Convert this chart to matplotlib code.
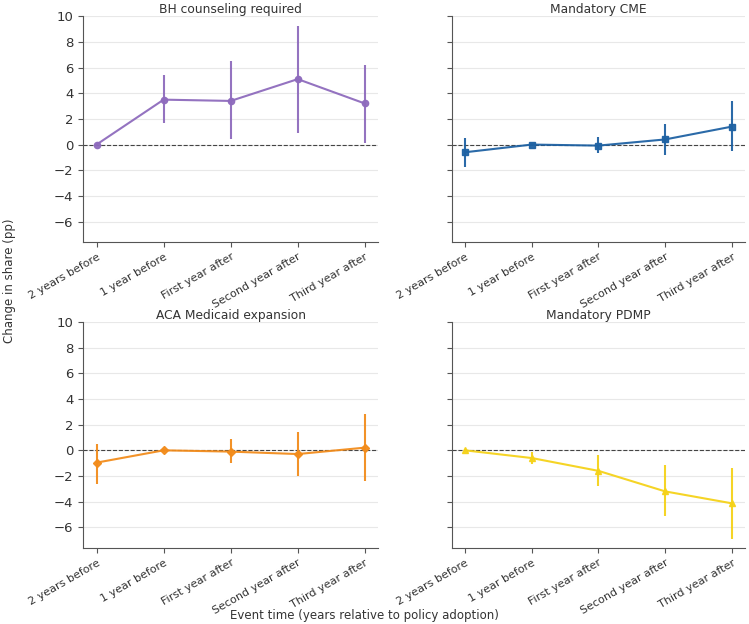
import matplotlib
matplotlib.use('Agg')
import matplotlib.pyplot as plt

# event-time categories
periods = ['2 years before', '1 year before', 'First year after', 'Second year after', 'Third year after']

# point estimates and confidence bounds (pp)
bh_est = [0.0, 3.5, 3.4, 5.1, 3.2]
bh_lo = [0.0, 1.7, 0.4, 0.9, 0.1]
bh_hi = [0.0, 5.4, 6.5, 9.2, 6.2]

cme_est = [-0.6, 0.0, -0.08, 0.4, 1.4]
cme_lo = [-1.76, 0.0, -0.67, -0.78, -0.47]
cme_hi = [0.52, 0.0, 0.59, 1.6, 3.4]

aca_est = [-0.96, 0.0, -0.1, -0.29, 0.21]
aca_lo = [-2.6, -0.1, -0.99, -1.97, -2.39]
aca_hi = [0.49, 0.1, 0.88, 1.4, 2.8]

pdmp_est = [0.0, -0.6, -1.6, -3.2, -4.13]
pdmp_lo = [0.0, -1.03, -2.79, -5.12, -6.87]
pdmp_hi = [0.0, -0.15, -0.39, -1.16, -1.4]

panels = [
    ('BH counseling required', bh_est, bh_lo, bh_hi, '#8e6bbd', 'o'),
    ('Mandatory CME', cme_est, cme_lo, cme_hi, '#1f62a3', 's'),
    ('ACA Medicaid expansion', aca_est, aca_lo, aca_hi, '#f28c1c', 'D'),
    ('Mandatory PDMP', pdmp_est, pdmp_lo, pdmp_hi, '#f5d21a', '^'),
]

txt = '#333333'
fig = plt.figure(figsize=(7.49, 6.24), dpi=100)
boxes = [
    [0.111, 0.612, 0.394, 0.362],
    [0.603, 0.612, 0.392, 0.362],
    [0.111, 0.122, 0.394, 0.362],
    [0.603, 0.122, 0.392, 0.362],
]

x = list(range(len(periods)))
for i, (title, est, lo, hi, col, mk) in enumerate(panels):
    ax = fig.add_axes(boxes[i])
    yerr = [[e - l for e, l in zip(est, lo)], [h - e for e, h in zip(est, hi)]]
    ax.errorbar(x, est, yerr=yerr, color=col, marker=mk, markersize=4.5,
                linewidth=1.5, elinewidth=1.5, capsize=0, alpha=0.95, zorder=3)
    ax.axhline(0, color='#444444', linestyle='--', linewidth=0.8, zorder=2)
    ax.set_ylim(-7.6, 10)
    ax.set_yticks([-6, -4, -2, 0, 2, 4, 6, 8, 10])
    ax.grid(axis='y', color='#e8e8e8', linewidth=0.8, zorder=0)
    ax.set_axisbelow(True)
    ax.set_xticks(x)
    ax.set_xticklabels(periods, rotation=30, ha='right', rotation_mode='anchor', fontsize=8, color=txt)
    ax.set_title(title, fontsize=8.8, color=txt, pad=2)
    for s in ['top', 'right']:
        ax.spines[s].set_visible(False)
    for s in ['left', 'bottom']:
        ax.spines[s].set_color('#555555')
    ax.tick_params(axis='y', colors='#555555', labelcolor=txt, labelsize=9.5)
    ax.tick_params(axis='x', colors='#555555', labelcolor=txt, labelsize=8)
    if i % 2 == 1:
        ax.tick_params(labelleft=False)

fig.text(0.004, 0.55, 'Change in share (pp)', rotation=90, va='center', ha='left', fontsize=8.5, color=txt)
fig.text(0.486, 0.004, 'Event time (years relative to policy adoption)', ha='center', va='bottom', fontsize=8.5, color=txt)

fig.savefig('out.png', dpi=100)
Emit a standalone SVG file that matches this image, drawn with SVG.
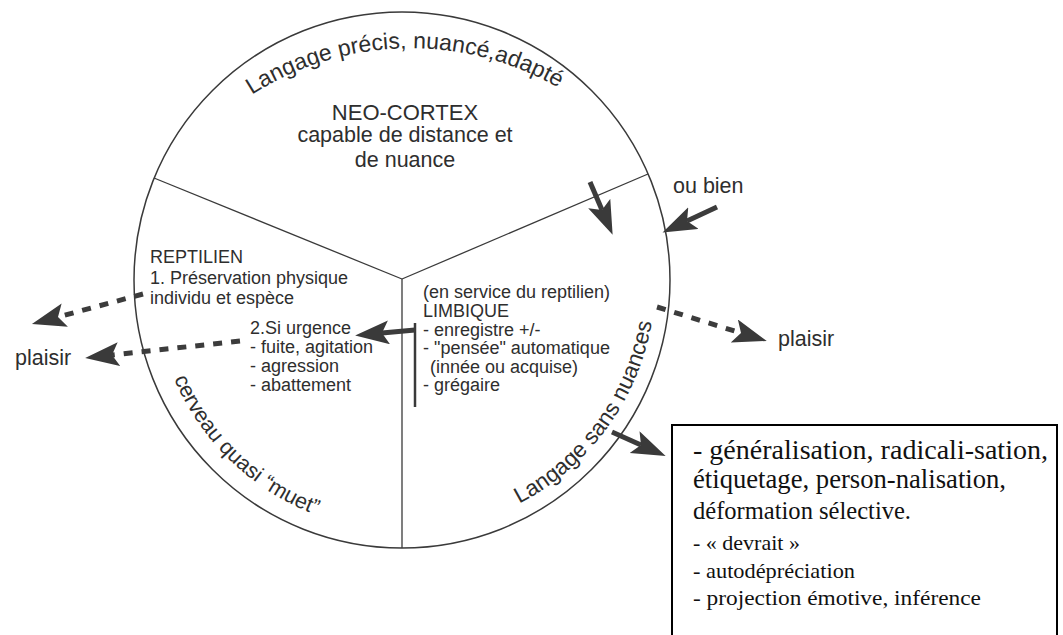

Challenge = Copy each line of the records that contains the word "matplotlib".

The reply =
Convert this chart to matplotlib code.
import matplotlib
matplotlib.use('Agg')
import matplotlib.pyplot as plt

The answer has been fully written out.